Por meio de nota, a Caixa informou que monitora ininterruptamente seus produtos, serviços e suas salas de autoatendimento e, quando identificada ação criminosa em transações, as medidas cabíveis são adotadas, inclusive com atuação conjunta da Polícia Federal e demais órgãos de segurança pública.
“Como parte da atuação na prevenção dessas ocorrências, a Caixa realiza constantemente ações de orientação e esclarecimento a seus clientes por meio de seus canais de atendimento, sites eletrônicos e redes sociais. No site ‘Segurança nas Agências’, os clientes podem obter informações especificas para cada tipo de golpe e procedimentos a serem adotados.”
Ainda segundo a instituição financeira, em caso de movimentação não reconhecida pelo cliente, é possível realizar pedido de contestação em uma das agências do banco. “Além disso, os clientes também têm à disposição, em caso de dúvidas, os telefones: 4004 0104 (capitais e regiões metropolitanas) e 0800 104 0104 (demais regiões do Brasil).
Já o Itaú Unibanco informou que tem reforçado campanhas de conscientização e investido continuamente em tecnologias para a proteção de seus sistemas e aplicativos.
“Adicionalmente, o banco também realiza campanhas de prevenção a golpes e fraudes, por meio de diversos canais, para os seus clientes e toda a sociedade, além de dispor uma seção no site que reúne todas as dicas e orientações sobre o tema (www.itau.com.br/seguranca).”
A instituição financeira ressalta ainda que, ao ser vítima de golpe ou fraude, é necessário que a vítima contate imediatamente o banco e registre um boletim de ocorrência para que as autoridades competentes possam tomar as medidas necessárias.
Inteligência artificial
O Nubank afirmou que possui mecanismos internos de detecção de operações suspeitas, a partir do uso de inteligência artificial.

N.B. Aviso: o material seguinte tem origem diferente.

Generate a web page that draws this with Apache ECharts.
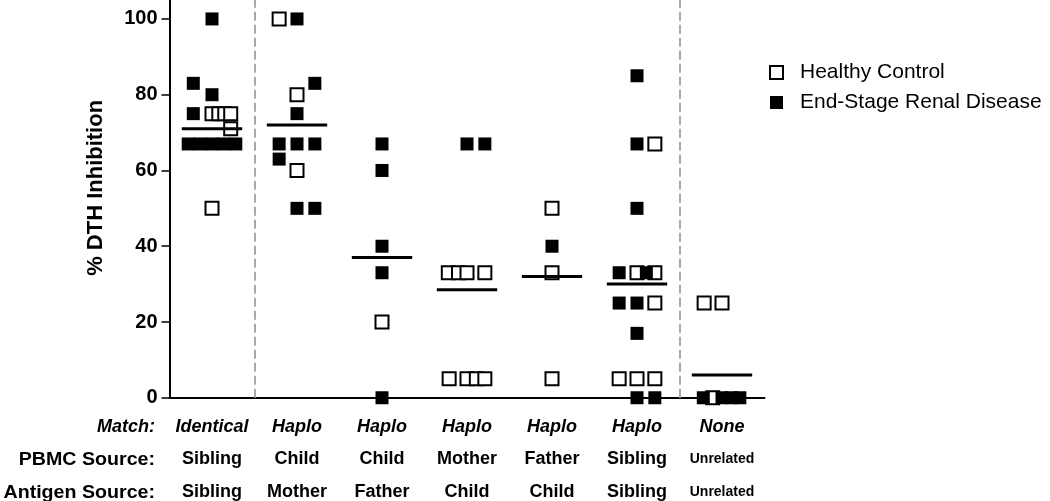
<!DOCTYPE html>
<html>
<head>
<meta charset="utf-8">
<script src="https://cdn.jsdelivr.net/npm/echarts@6/dist/echarts.min.js"></script>
<style>
  html, body { margin: 0; padding: 0; background: #fff; }
  #chart { width: 1050px; height: 501px; }
</style>
</head>
<body>
<div id="chart"></div>
<script>
  const matchType = ['Identical', 'Haplo', 'Haplo', 'Haplo', 'Haplo', 'Haplo', 'None'];
  const pbmcSource = ['Sibling', 'Child', 'Child', 'Mother', 'Father', 'Sibling', 'Unrelated'];
  const antigenSource = ['Sibling', 'Mother', 'Father', 'Child', 'Child', 'Sibling', 'Unrelated'];
  const rowTitles = ['Match:', 'PBMC Source:', 'Antigen Source:'];
  const yTicks = [0, 20, 40, 60, 80, 100];

  // [group, % inhibition, horizontal jitter within the group]
  const healthy = [
    [0, 75, 0], [0, 75, 0.08], [0, 75, 0.15], [0, 75, 0.22], [0, 71, 0.22], [0, 50, 0],
    [1, 100, -0.21], [1, 80, 0], [1, 60, 0],
    [2, 20, 0],
    [3, 33, -0.22], [3, 33, -0.1], [3, 33, 0], [3, 33, 0.21],
    [3, 5, -0.21], [3, 5, 0], [3, 5, 0.11], [3, 5, 0.21],
    [4, 50, 0], [4, 33, 0], [4, 5, 0],
    [5, 67, 0.21], [5, 33, 0], [5, 33, 0.21], [5, 25, 0.21],
    [5, 5, -0.21], [5, 5, 0], [5, 5, 0.21],
    [6, 25, -0.21], [6, 25, 0], [6, 0, -0.11],
  ];
  const esrd = [
    [0, 100, 0], [0, 83, -0.22], [0, 80, 0], [0, 75, -0.22],
    [0, 67, -0.28], [0, 67, -0.14], [0, 67, 0], [0, 67, 0.14], [0, 67, 0.28],
    [1, 100, 0], [1, 83, 0.21], [1, 75, 0], [1, 67, -0.21], [1, 67, 0], [1, 67, 0.21],
    [1, 63, -0.21], [1, 50, 0], [1, 50, 0.21],
    [2, 67, 0], [2, 60, 0], [2, 40, 0], [2, 33, 0], [2, 0, 0],
    [3, 67, 0], [3, 67, 0.21],
    [4, 40, 0],
    [5, 85, 0], [5, 67, 0], [5, 50, 0], [5, 33, -0.21], [5, 33, 0.11],
    [5, 25, -0.21], [5, 25, 0], [5, 17, 0], [5, 0, 0], [5, 0, 0.21],
    [6, 0, -0.22], [6, 0, 0], [6, 0, 0.11], [6, 0, 0.21],
  ];
  const means = [71, 72, 37, 28.5, 32, 30, 6];
  const dividers = [0.5, 5.5];

  const font = 'Liberation Sans, Arial, sans-serif';
  const chart = echarts.init(document.getElementById('chart'));

  // row titles left of the category labels, stretched a bit like the original
  const titleStyles = ['italic bold 18px ', 'bold 18px ', 'bold 18px '];
  const titles = rowTitles.map((t, i) => ({
    type: 'text',
    x: 155,
    y: 427 + i * 33,
    scaleX: i === 0 ? 1 : 1.09,
    style: { text: t, font: titleStyles[i] + font, fill: '#000', align: 'right', verticalAlign: 'middle' },
  }));

  const option = {
    animation: false,
    textStyle: { fontFamily: font, color: '#000' },
    grid: { left: 169.5, right: 285.5, top: 0, bottom: 103, containLabel: false },
    legend: {
      orient: 'vertical',
      left: 764,
      top: 57,
      itemWidth: 13,
      itemHeight: 13,
      itemGap: 9,
      selectedMode: false,
      textStyle: { fontFamily: font, fontSize: 21, lineHeight: 21, color: '#000', padding: [0, 0, 0, 12] },
      data: ['Healthy Control', 'End-Stage Renal Disease'],
    },
    xAxis: [
      {
        type: 'category',
        data: matchType,
        boundaryGap: true,
        axisLine: { lineStyle: { color: '#000', width: 2 } },
        axisTick: { alignWithLabel: true, length: 6, lineStyle: { color: '#000', width: 1.5 } },
        axisLabel: {
          interval: 0,
          margin: 13,
          formatter(value, index) {
            const s = pbmcSource[index] === 'Unrelated' ? 'u' : 's';
            return '{m|' + matchType[index] + '}\n{' + s + '|' + pbmcSource[index] + '}\n{' + s + '|' + antigenSource[index] + '}';
          },
          rich: {
            m: { fontFamily: font, fontSize: 18, fontWeight: 'bold', fontStyle: 'italic', lineHeight: 32.5, color: '#000' },
            s: { fontFamily: font, fontSize: 18, fontWeight: 'bold', lineHeight: 32.5, color: '#000' },
            u: { fontFamily: font, fontSize: 14, fontWeight: 'bold', lineHeight: 32.5, color: '#000' },
          },
        },
      },
      { type: 'value', min: -0.5, max: 6.5, show: false },
    ],
    yAxis: {
      type: 'value',
      min: 0,
      max: 105,
      name: '% DTH Inhibition',
      nameLocation: 'middle',
      nameGap: 63,
      nameTextStyle: { fontFamily: font, fontSize: 22, fontWeight: 'bold', color: '#000', padding: [0, 0, 0, 22] },
      splitLine: { show: false },
      axisLine: { show: true, onZero: false, lineStyle: { color: '#000', width: 2 } },
      axisTick: { show: true, length: 8, customValues: yTicks, lineStyle: { color: '#000', width: 1.5 } },
      axisLabel: { customValues: yTicks, margin: 12, fontSize: 20, fontWeight: 'bold', color: '#000' },
    },
    graphic: titles,
    series: [
      {
        name: 'Healthy Control',
        type: 'scatter',
        xAxisIndex: 1,
        symbol: 'rect',
        symbolSize: 13,
        clip: false,
        z: 2,
        itemStyle: { color: '#fff', borderColor: '#000', borderWidth: 2, opacity: 1 },
        data: healthy.map(([g, v, dx]) => [g + dx, v]),
        markLine: {
          silent: true,
          symbol: 'none',
          label: { show: false },
          lineStyle: { color: '#a9a9a9', type: [9, 4], width: 2 },
          data: dividers.map((x) => ({ xAxis: x })),
        },
      },
      {
        name: 'End-Stage Renal Disease',
        type: 'scatter',
        xAxisIndex: 1,
        symbol: 'rect',
        symbolSize: 13,
        clip: false,
        z: 3,
        itemStyle: { color: '#000', opacity: 1 },
        data: esrd.map(([g, v, dx]) => [g + dx, v]),
      },
      {
        name: 'Mean',
        type: 'custom',
        xAxisIndex: 1,
        z: 4,
        silent: true,
        data: means.map((m, i) => [i, m]),
        renderItem(params, api) {
          const a = api.coord([api.value(0) - 0.355, api.value(1)]);
          const b = api.coord([api.value(0) + 0.355, api.value(1)]);
          return {
            type: 'line',
            shape: { x1: a[0], y1: a[1], x2: b[0], y2: b[1] },
            style: { stroke: '#000', lineWidth: 3 },
          };
        },
      },
    ],
  };

  chart.setOption(option);
</script>
</body>
</html>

“Entre os mecanismos temos as defesas inteligentes, que consistem em um sistema construído com inteligência artificial pelo qual, com o uso de algoritmos, é possível extrair padrões de dados que indicam comportamentos atípicos em relação ao perfil do usuário. Isso permite que o Nubank se antecipe em agir contra ataques que nascem a partir da quebra de um padrão de comportamento do cliente”, explicou em nota.
Ainda segundo a instituição financeira, o aplicativo da empresa possui o “alerta de golpe”, que sinaliza caso o cliente esteja prestes a confirmar uma transação para uma conta potencialmente suspeita, via notificação no app antes da conclusão da transação.
“Outra função do aplicativo é o ‘modo rua’, que limita transações de Pix, transferências e pagamentos de boleto nos momentos em que a pessoa estiver fora das redes de wi-fi que cadastrou previamente como seguras”.
Já o Bradesco disse que com frequência implanta novos dispositivos de segurança visando combater as mais diversas tentativas de fraudes e que possui um canal de denúncias (evidencia@bradesco.com.br) para que qualquer mensagem suspeita, possa ser encaminhada pelos clientes.
“Essas mensagens são avaliadas, sites falsos são ‘derrubados’ diariamente, bem como as empresas de telefonia são contatadas para desabilitar números de telefones utilizados para fraude”, informou em nota.
A BBC News Brasil também entrou em contato com o Banco do Brasil, mas até o fechamento da reportagem não obteve resposta.